* **Collected data**
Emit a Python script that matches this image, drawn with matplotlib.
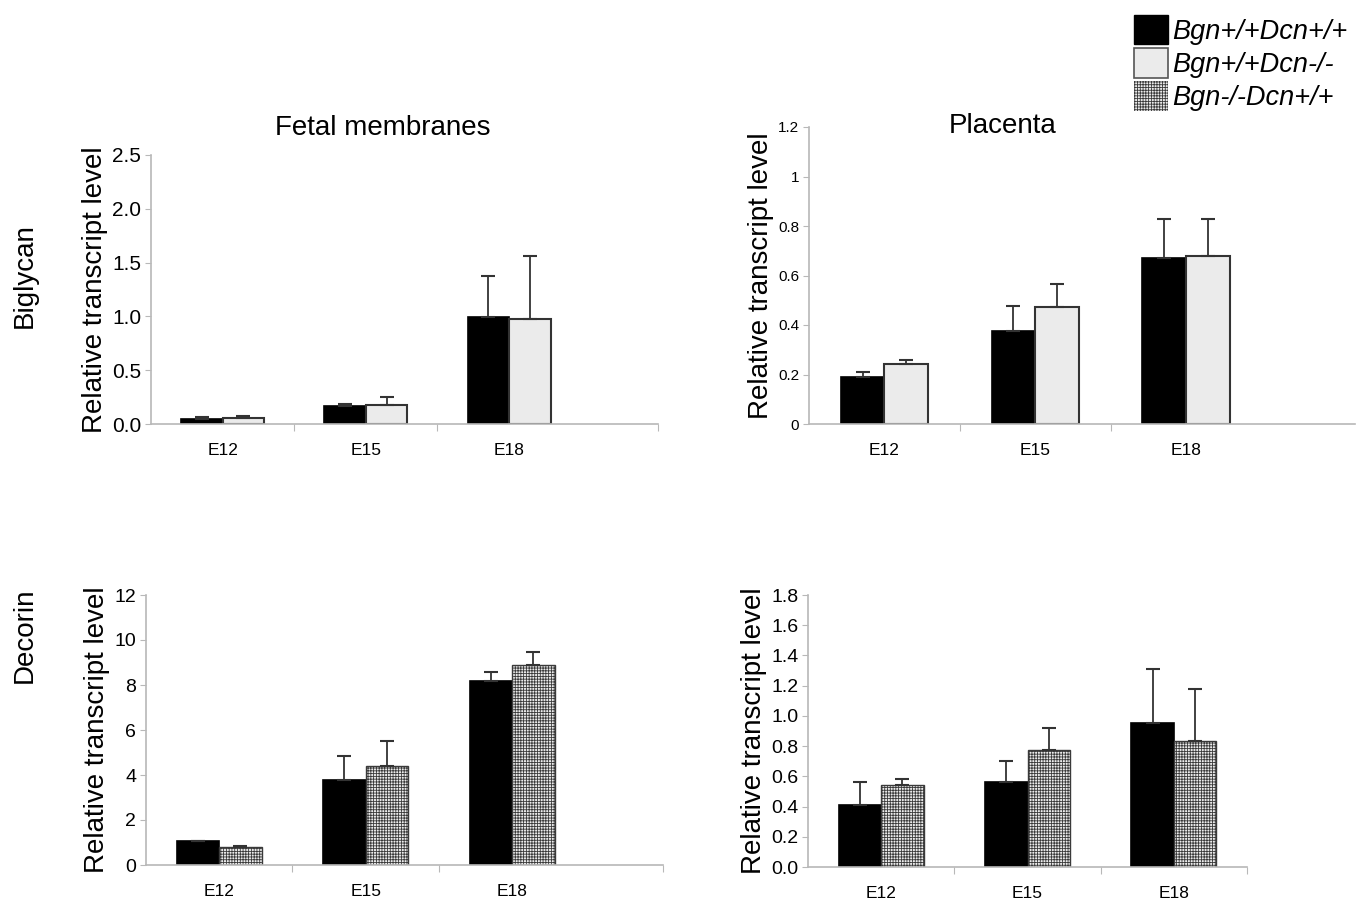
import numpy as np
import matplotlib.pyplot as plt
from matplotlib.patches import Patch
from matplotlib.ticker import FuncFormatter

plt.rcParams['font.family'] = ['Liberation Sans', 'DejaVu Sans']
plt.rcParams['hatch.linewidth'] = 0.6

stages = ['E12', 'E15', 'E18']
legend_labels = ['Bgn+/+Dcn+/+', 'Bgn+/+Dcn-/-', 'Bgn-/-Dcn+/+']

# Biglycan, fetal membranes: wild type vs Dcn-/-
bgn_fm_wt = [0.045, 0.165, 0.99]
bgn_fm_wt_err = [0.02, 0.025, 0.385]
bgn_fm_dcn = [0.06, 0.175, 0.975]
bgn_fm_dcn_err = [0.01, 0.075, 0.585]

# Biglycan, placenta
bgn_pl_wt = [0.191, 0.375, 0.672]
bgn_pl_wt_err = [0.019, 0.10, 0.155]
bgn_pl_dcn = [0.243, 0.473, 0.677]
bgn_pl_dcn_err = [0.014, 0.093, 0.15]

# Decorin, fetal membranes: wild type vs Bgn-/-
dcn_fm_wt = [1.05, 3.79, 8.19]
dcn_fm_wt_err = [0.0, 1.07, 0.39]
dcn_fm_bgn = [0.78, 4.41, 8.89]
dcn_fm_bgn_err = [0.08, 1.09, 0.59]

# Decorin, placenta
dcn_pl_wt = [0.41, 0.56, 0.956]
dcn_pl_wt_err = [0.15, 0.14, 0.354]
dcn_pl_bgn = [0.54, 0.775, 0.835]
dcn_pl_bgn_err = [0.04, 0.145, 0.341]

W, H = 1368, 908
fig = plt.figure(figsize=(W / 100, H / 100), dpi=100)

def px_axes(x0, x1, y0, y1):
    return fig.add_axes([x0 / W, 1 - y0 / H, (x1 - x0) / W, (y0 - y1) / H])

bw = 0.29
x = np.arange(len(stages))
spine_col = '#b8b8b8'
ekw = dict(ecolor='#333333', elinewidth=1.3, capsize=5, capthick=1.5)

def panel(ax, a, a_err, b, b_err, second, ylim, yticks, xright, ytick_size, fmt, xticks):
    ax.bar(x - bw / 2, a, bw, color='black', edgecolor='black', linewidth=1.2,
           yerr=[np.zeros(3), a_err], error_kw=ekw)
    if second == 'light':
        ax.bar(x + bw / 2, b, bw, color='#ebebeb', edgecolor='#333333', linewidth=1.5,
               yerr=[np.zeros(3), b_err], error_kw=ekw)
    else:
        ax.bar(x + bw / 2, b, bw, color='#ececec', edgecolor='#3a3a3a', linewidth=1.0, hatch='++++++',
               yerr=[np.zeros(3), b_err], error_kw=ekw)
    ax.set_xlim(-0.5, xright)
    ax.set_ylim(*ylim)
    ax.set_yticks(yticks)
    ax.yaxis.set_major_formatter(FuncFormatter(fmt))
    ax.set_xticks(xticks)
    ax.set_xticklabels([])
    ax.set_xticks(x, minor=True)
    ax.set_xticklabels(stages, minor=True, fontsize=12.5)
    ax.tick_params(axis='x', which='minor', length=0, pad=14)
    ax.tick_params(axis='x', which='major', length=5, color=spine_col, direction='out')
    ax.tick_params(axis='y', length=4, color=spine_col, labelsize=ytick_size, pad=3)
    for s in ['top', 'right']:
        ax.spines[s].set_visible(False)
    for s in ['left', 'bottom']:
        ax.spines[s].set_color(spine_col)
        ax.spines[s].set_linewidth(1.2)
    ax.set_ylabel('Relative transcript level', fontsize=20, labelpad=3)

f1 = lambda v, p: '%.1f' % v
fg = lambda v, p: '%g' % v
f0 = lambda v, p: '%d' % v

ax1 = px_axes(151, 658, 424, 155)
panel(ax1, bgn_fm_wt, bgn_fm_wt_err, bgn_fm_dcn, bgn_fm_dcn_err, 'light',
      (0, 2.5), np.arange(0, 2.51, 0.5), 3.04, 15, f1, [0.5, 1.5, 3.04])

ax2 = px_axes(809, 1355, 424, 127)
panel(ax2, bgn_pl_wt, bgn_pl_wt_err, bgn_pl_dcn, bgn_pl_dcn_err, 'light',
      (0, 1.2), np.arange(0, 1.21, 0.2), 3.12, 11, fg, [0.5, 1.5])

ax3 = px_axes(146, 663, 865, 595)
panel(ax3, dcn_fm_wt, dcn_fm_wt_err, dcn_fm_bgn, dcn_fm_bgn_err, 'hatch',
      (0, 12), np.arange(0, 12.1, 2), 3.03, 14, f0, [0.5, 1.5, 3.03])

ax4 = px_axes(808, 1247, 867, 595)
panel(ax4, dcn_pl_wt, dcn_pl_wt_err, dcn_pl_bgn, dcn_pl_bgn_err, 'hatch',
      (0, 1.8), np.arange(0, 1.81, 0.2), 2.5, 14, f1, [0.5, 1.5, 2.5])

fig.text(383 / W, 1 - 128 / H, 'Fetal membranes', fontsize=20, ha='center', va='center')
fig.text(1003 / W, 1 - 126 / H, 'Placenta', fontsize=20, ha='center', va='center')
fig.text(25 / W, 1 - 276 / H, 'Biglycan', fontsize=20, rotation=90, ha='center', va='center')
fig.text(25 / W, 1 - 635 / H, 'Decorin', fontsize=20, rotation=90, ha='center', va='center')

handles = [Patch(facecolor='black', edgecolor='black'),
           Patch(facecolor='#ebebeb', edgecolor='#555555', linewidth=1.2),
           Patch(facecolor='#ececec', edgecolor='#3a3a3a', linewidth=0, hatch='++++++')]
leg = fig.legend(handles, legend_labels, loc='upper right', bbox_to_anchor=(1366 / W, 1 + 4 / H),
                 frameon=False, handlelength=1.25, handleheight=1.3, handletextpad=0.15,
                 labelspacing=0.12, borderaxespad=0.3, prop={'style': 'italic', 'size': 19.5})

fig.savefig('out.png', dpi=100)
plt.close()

* **Given exercise**
Set the lines above down again, word for word, from the first through the one containing "from matplotlib.ticker import FuncFormatter"; pictures excluded.

* **Result for this task**
Emit a Python script that matches this image, drawn with matplotlib.
import numpy as np
import matplotlib.pyplot as plt
from matplotlib.patches import Patch
from matplotlib.ticker import FuncFormatter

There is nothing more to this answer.